What you are asked to do:
Starting at the first line of the data, print each line verbatim up to and including the line bearing "import pandas as pd", omitting pictures.

Material provided:
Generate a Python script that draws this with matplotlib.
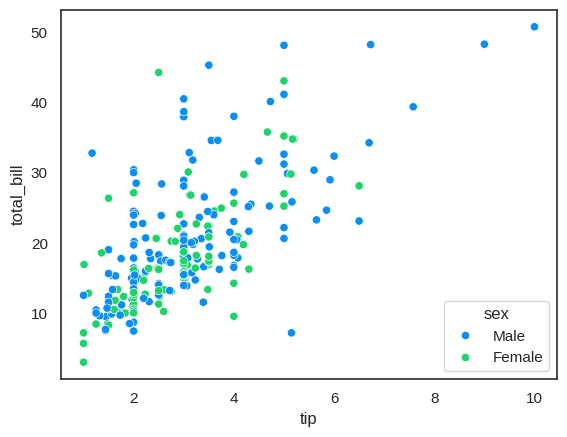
import matplotlib
matplotlib.use('Agg')
import matplotlib.pyplot as plt
import seaborn as sns
import pandas as pd

# tips data: total_bill, tip, sex
total_bill = [
    16.99, 10.34, 21.01, 23.68, 24.59, 25.29, 8.77, 26.88, 15.04, 14.78,
    10.27, 35.26, 15.42, 18.43, 14.83, 21.58, 10.33, 16.29, 16.97, 20.65,
    17.92, 20.29, 15.77, 39.42, 19.82, 17.81, 13.37, 12.69, 21.70, 19.65,
    9.55, 18.35, 15.06, 20.69, 17.78, 24.06, 16.31, 16.93, 18.69, 31.27,
    16.04, 17.46, 13.94, 9.68, 30.40, 18.29, 22.23, 32.40, 28.55, 18.04,
    12.54, 10.29, 34.81, 9.94, 25.56, 19.49, 38.01, 26.41, 11.24, 48.27,
    20.29, 13.81, 11.02, 18.29, 17.59, 20.08, 16.45, 3.07, 20.23, 15.01,
    12.02, 17.07, 26.86, 25.28, 14.73, 10.51, 17.92, 27.20, 22.76, 17.29,
    19.44, 16.66, 10.07, 32.68, 15.98, 34.83, 13.03, 18.28, 24.71, 21.16,
    28.97, 22.49, 5.75, 16.32, 22.75, 40.17, 27.28, 12.03, 21.01, 12.46,
    11.35, 15.38, 44.30, 22.42, 20.92, 15.36, 20.49, 25.21, 18.24, 14.31,
    14.00, 7.25, 38.07, 23.95, 25.71, 17.31, 29.93, 10.65, 12.43, 24.08,
    11.69, 13.42, 14.26, 15.95, 12.48, 29.80, 8.52, 14.52, 11.38, 22.82,
    19.08, 20.27, 11.17, 12.26, 18.26, 8.51, 10.33, 14.15, 16.00, 13.16,
    17.47, 34.30, 41.19, 27.05, 16.43, 8.35, 18.64, 11.87, 9.78, 7.51,
    14.07, 13.13, 17.26, 24.55, 19.77, 29.85, 48.17, 25.00, 13.39, 16.49,
    21.50, 12.66, 16.21, 13.81, 17.51, 24.52, 20.76, 31.71, 10.59, 10.63,
    50.81, 15.81, 7.25, 31.85, 16.82, 32.90, 17.89, 14.48, 9.60, 34.63,
    34.65, 23.33, 45.35, 23.17, 40.55, 20.69, 20.90, 30.46, 18.15, 23.10,
    15.69, 19.81, 28.44, 15.48, 16.58, 7.56, 10.34, 43.11, 13.00, 13.51,
    18.71, 12.74, 13.00, 16.40, 20.53, 16.47, 26.59, 38.73, 24.27, 12.76,
    30.06, 25.89, 48.33, 13.27, 28.17, 12.90, 28.15, 11.59, 7.74, 30.14,
    12.16, 13.42, 8.58, 15.98, 13.42, 16.27, 10.09, 20.45, 13.28, 22.12,
    24.01, 15.69, 11.61, 10.77, 15.53, 10.07, 12.60, 32.83, 35.83, 29.03,
    27.18, 22.67, 17.82, 18.78,
]
tip = [
    1.01, 1.66, 3.50, 3.31, 3.61, 4.71, 2.00, 3.12, 1.96, 3.23,
    1.71, 5.00, 1.57, 3.00, 3.02, 3.92, 1.67, 3.71, 3.50, 3.35,
    4.08, 2.75, 2.23, 7.58, 3.18, 2.34, 2.00, 2.00, 4.30, 3.00,
    1.45, 2.50, 3.00, 2.45, 3.27, 3.60, 2.00, 3.07, 2.31, 5.00,
    2.24, 2.54, 3.06, 1.32, 5.60, 3.00, 5.00, 6.00, 2.05, 3.00,
    2.50, 2.60, 5.20, 1.56, 4.34, 3.51, 3.00, 1.50, 1.76, 6.73,
    3.21, 2.00, 1.98, 3.76, 2.64, 3.15, 2.47, 1.00, 2.01, 2.09,
    1.97, 3.00, 3.14, 5.00, 2.20, 1.25, 3.08, 4.00, 3.00, 2.71,
    3.00, 3.40, 1.83, 5.00, 2.03, 5.17, 2.00, 4.00, 5.85, 3.00,
    3.00, 3.50, 1.00, 4.30, 3.25, 4.73, 4.00, 1.50, 3.00, 1.50,
    2.50, 3.00, 2.50, 3.48, 4.08, 1.64, 4.06, 4.29, 3.76, 4.00,
    3.00, 1.00, 4.00, 2.55, 4.00, 3.50, 5.07, 1.50, 1.80, 2.92,
    2.31, 1.68, 2.50, 2.00, 2.52, 4.20, 1.48, 2.00, 2.00, 2.18,
    1.50, 2.83, 1.50, 2.00, 3.25, 1.25, 2.00, 2.00, 2.00, 2.75,
    3.50, 6.70, 5.00, 5.00, 2.30, 1.50, 1.36, 1.63, 1.73, 2.00,
    2.50, 2.00, 2.74, 2.00, 2.00, 5.14, 5.00, 3.75, 2.61, 2.00,
    3.50, 2.50, 2.00, 2.00, 3.00, 3.48, 2.24, 4.50, 1.61, 2.00,
    10.00, 3.16, 5.15, 3.18, 4.00, 3.11, 2.00, 2.00, 4.00, 3.55,
    3.68, 5.65, 3.50, 6.50, 3.00, 5.00, 3.50, 2.00, 3.50, 4.00,
    1.50, 4.19, 2.56, 2.02, 4.00, 1.44, 2.00, 5.00, 2.00, 2.00,
    4.00, 2.01, 2.00, 2.50, 4.00, 3.23, 3.41, 3.00, 2.03, 2.23,
    2.00, 5.16, 9.00, 2.50, 6.50, 1.10, 3.00, 1.50, 1.44, 3.09,
    2.20, 3.48, 1.92, 3.00, 1.58, 2.50, 2.00, 3.00, 2.72, 2.88,
    2.00, 3.00, 3.39, 1.47, 3.00, 1.25, 1.00, 1.17, 4.67, 5.92,
    2.00, 2.00, 1.75, 3.00,
]
M, F = 'Male', 'Female'
sex = [
    F, M, M, M, F, M, M, M, M, M,
    M, F, M, M, F, M, F, M, F, M,
    M, F, F, M, M, M, M, M, M, F,
    M, M, F, F, M, M, M, F, M, M,
    M, M, M, M, M, M, M, M, M, M,
    M, F, F, M, M, M, M, F, M, M,
    M, M, M, M, M, M, F, F, M, M,
    M, F, F, F, F, M, M, M, M, M,
    M, M, F, M, M, F, M, M, M, M,
    M, M, F, F, F, M, M, M, M, M,
    F, F, F, F, F, M, M, M, M, F,
    M, F, M, M, F, F, M, F, F, F,
    M, F, M, M, F, F, M, F, F, M,
    M, F, F, F, F, F, F, F, M, F,
    F, M, M, F, F, F, F, F, M, M,
    M, M, M, M, M, F, M, F, F, M,
    M, M, F, M, F, M, M, M, F, F,
    M, M, M, M, M, M, M, M, F, M,
    M, M, M, M, M, M, F, M, F, M,
    M, F, M, M, M, M, M, F, F, M,
    M, F, F, F, M, F, M, M, M, F,
    M, M, M, F, F, F, M, M, M, F,
    M, F, M, F, M, F, F, M, M, F,
    M, M, M, M, M, M, M, M, F, M,
    F, M, M, F,
]

df = pd.DataFrame({'total_bill': total_bill, 'tip': tip, 'sex': sex})

sns.set_theme(style='white')
plt.rcParams['font.family'] = ['Liberation Sans', 'DejaVu Sans']

fig = plt.figure(figsize=(5.67, 4.37), dpi=100)
ax = fig.add_axes([61 / 567, 1 - 379 / 437, 496 / 567, 369 / 437])
sns.scatterplot(data=df, x='tip', y='total_bill', hue='sex',
                hue_order=['Male', 'Female'],
                palette=['#0a8ef2', '#1fd36a'], ax=ax)
for s in ax.spines.values():
    s.set_color('#333333')
    s.set_linewidth(1.25)
ax.legend(title='sex', loc='lower right')

fig.savefig('out.png', dpi=100)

Answer to the exercise:
Generate a Python script that draws this with matplotlib.
import matplotlib
matplotlib.use('Agg')
import matplotlib.pyplot as plt
import seaborn as sns
import pandas as pd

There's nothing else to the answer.